Domain-wall melting in all-to-all QSSEP from random-matrix theory

TL;DR

This paper analyzes the domain-wall melting in an all-to-all quantum exclusion process using random matrix theory, deriving explicit dynamics for eigenvalues, entanglement entropy, and charge statistics.

Contribution

It introduces a novel approach linking spectral results from random matrix theory to the dynamics of a quantum exclusion process with all-to-all interactions.

Findings

Eigenvalues evolve according to a Jacobi process.

Explicit expression for von Neumann entanglement entropy in the thermodynamic limit.

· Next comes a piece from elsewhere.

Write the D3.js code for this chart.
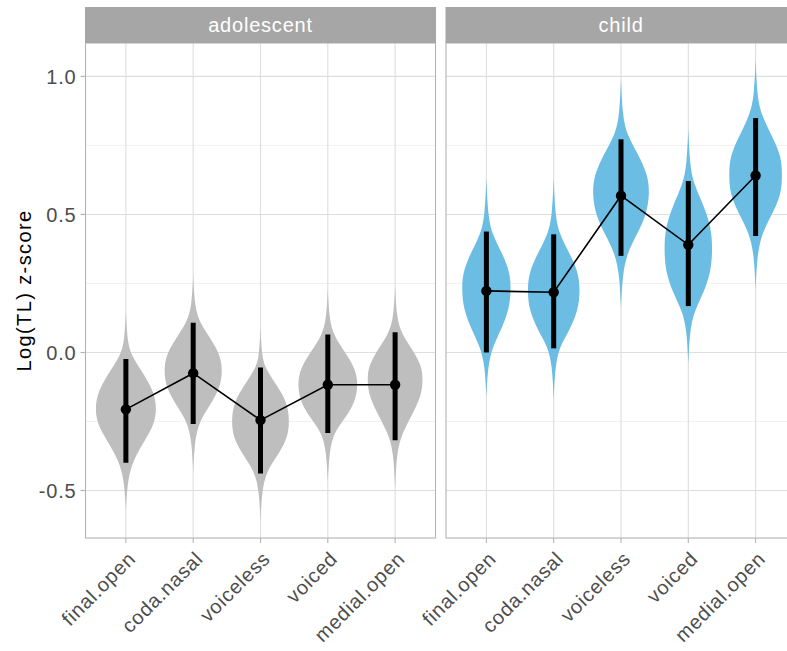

Quantum and classical full-counting statistics coincide in the thermodynamic limit.

Abstract

We study the melting of a domain wall in the quantum simple exclusion process with all-to-all hoppings (a.k.a. the charged SYK$_2$ model). We show that the real-time dynamics of physical quantities of interest can be obtained exploiting spectral results in random matrix theory. We first show that the eigenvalues of the correlation matrix corresponding to the initially charged subsystem evolve according to a Jacobi process, which is defined in terms of a closed system of stochastic differential equations. In turn, this observation allows us to obtain the real-time dynamics of all the eigenvalue moments. We present two physical applications. First, we study the dynamics of the averaged von Neumann entanglement entropy, arriving at a fully explicit expression in the thermodynamic limit. Second, we compute analytically the full-counting statistics of the charge. Our formula allows us to perform a thorough comparison with the full-counting statistics of the classical simple exclusion process. Notably, we show that, in the thermodynamic limit, the quantum and classical full-counting statistics coincide, with no finite-time corrections.